[Code that draws figures]
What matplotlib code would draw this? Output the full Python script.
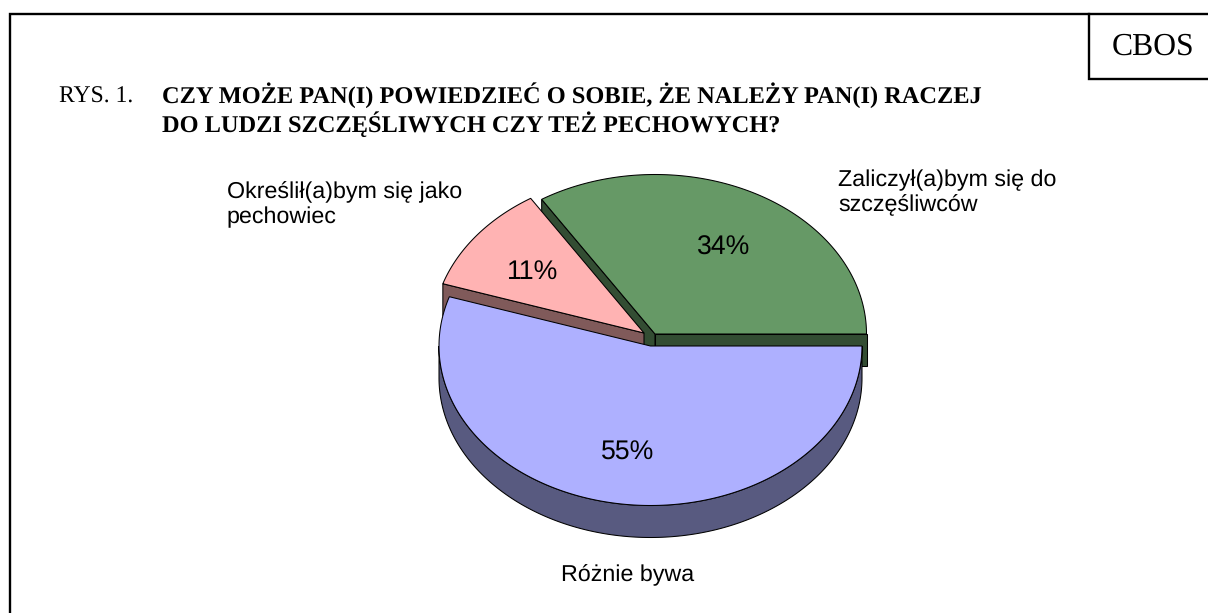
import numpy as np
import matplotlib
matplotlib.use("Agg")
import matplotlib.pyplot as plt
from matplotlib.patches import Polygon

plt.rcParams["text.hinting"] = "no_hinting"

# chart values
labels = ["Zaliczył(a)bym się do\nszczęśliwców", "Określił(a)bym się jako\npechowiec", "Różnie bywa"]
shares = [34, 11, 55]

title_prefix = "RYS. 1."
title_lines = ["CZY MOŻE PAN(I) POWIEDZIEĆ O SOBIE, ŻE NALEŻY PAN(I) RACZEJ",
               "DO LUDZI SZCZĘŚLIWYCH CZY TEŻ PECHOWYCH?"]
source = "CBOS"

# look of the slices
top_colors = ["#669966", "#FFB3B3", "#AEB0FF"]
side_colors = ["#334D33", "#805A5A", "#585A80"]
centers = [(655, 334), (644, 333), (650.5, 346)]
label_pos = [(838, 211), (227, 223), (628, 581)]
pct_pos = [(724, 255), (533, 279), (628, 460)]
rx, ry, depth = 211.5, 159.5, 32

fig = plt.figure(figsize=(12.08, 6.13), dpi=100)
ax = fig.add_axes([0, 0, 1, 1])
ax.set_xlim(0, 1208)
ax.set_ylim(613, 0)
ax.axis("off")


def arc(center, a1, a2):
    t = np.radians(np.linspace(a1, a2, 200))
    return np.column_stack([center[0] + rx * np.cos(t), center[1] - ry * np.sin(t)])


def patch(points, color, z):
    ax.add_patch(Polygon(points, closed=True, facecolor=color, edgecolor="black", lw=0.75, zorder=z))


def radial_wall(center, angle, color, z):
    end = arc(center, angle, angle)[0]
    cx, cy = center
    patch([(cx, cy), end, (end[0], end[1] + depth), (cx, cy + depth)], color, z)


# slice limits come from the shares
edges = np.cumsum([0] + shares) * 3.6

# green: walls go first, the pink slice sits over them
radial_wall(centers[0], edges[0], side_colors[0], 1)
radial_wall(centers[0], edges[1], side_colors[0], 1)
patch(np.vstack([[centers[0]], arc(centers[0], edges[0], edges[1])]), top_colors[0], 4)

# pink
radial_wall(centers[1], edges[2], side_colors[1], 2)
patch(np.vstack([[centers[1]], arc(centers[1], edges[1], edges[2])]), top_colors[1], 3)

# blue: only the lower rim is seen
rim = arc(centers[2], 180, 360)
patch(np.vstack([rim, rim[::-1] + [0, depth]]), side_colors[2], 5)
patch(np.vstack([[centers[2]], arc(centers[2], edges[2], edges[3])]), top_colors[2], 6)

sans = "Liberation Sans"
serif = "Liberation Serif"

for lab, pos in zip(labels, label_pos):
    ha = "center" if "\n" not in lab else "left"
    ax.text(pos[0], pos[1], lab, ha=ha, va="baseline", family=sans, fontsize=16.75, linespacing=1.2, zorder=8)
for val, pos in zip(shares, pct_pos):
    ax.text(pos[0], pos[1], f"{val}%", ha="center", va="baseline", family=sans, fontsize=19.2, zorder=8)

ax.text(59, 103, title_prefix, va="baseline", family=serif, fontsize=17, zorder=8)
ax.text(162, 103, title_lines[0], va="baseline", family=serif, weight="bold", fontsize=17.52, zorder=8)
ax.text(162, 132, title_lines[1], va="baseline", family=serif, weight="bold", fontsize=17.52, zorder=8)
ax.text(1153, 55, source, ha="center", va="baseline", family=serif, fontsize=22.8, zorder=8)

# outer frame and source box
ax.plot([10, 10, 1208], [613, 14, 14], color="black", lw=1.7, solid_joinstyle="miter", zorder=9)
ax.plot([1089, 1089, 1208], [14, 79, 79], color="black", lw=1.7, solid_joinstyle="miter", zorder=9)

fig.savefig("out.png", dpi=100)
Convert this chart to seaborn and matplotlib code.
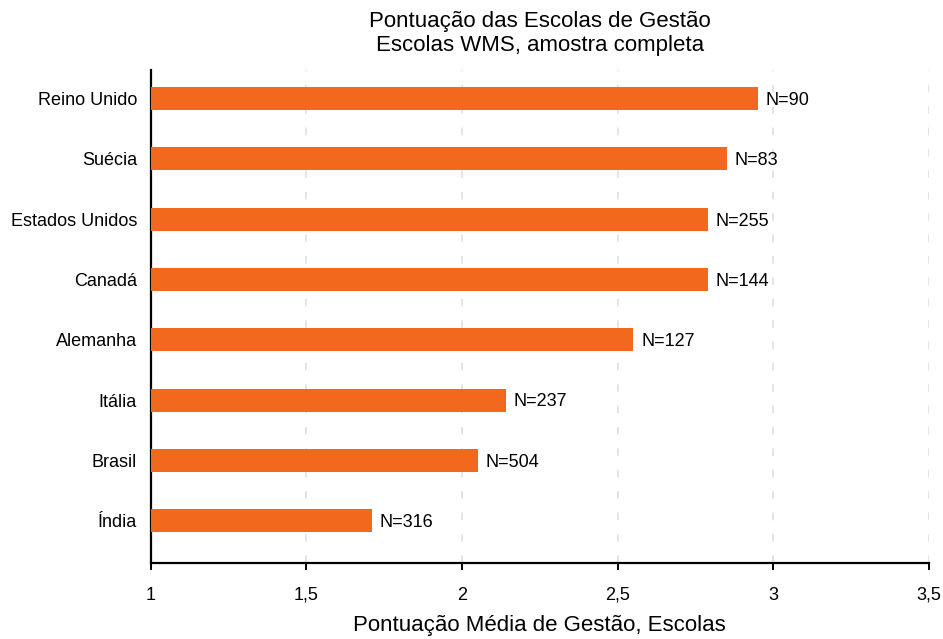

▶ AIM: Reproduce the material in full, word for word, and omit the pictures.

▶ SOLUTION FOR THIS TASK:
What matplotlib code would draw this? Output the full Python script.
import numpy as np
import matplotlib
matplotlib.use("Agg")
import matplotlib.pyplot as plt
from matplotlib.patches import Polygon

plt.rcParams["text.hinting"] = "no_hinting"

# chart values
labels = ["Zaliczył(a)bym się do\nszczęśliwców", "Określił(a)bym się jako\npechowiec", "Różnie bywa"]
shares = [34, 11, 55]

title_prefix = "RYS. 1."
title_lines = ["CZY MOŻE PAN(I) POWIEDZIEĆ O SOBIE, ŻE NALEŻY PAN(I) RACZEJ",
               "DO LUDZI SZCZĘŚLIWYCH CZY TEŻ PECHOWYCH?"]
source = "CBOS"

# look of the slices
top_colors = ["#669966", "#FFB3B3", "#AEB0FF"]
side_colors = ["#334D33", "#805A5A", "#585A80"]
centers = [(655, 334), (644, 333), (650.5, 346)]
label_pos = [(838, 211), (227, 223), (628, 581)]
pct_pos = [(724, 255), (533, 279), (628, 460)]
rx, ry, depth = 211.5, 159.5, 32

fig = plt.figure(figsize=(12.08, 6.13), dpi=100)
ax = fig.add_axes([0, 0, 1, 1])
ax.set_xlim(0, 1208)
ax.set_ylim(613, 0)
ax.axis("off")


def arc(center, a1, a2):
    t = np.radians(np.linspace(a1, a2, 200))
    return np.column_stack([center[0] + rx * np.cos(t), center[1] - ry * np.sin(t)])


def patch(points, color, z):
    ax.add_patch(Polygon(points, closed=True, facecolor=color, edgecolor="black", lw=0.75, zorder=z))


def radial_wall(center, angle, color, z):
    end = arc(center, angle, angle)[0]
    cx, cy = center
    patch([(cx, cy), end, (end[0], end[1] + depth), (cx, cy + depth)], color, z)


# slice limits come from the shares
edges = np.cumsum([0] + shares) * 3.6

# green: walls go first, the pink slice sits over them
radial_wall(centers[0], edges[0], side_colors[0], 1)
radial_wall(centers[0], edges[1], side_colors[0], 1)
patch(np.vstack([[centers[0]], arc(centers[0], edges[0], edges[1])]), top_colors[0], 4)

# pink
radial_wall(centers[1], edges[2], side_colors[1], 2)
patch(np.vstack([[centers[1]], arc(centers[1], edges[1], edges[2])]), top_colors[1], 3)

# blue: only the lower rim is seen
rim = arc(centers[2], 180, 360)
patch(np.vstack([rim, rim[::-1] + [0, depth]]), side_colors[2], 5)
patch(np.vstack([[centers[2]], arc(centers[2], edges[2], edges[3])]), top_colors[2], 6)

sans = "Liberation Sans"
serif = "Liberation Serif"

for lab, pos in zip(labels, label_pos):
    ha = "center" if "\n" not in lab else "left"
    ax.text(pos[0], pos[1], lab, ha=ha, va="baseline", family=sans, fontsize=16.75, linespacing=1.2, zorder=8)
for val, pos in zip(shares, pct_pos):
    ax.text(pos[0], pos[1], f"{val}%", ha="center", va="baseline", family=sans, fontsize=19.2, zorder=8)

ax.text(59, 103, title_prefix, va="baseline", family=serif, fontsize=17, zorder=8)
ax.text(162, 103, title_lines[0], va="baseline", family=serif, weight="bold", fontsize=17.52, zorder=8)
ax.text(162, 132, title_lines[1], va="baseline", family=serif, weight="bold", fontsize=17.52, zorder=8)
ax.text(1153, 55, source, ha="center", va="baseline", family=serif, fontsize=22.8, zorder=8)

# outer frame and source box
ax.plot([10, 10, 1208], [613, 14, 14], color="black", lw=1.7, solid_joinstyle="miter", zorder=9)
ax.plot([1089, 1089, 1208], [14, 79, 79], color="black", lw=1.7, solid_joinstyle="miter", zorder=9)

fig.savefig("out.png", dpi=100)
Convert this chart to seaborn and matplotlib code.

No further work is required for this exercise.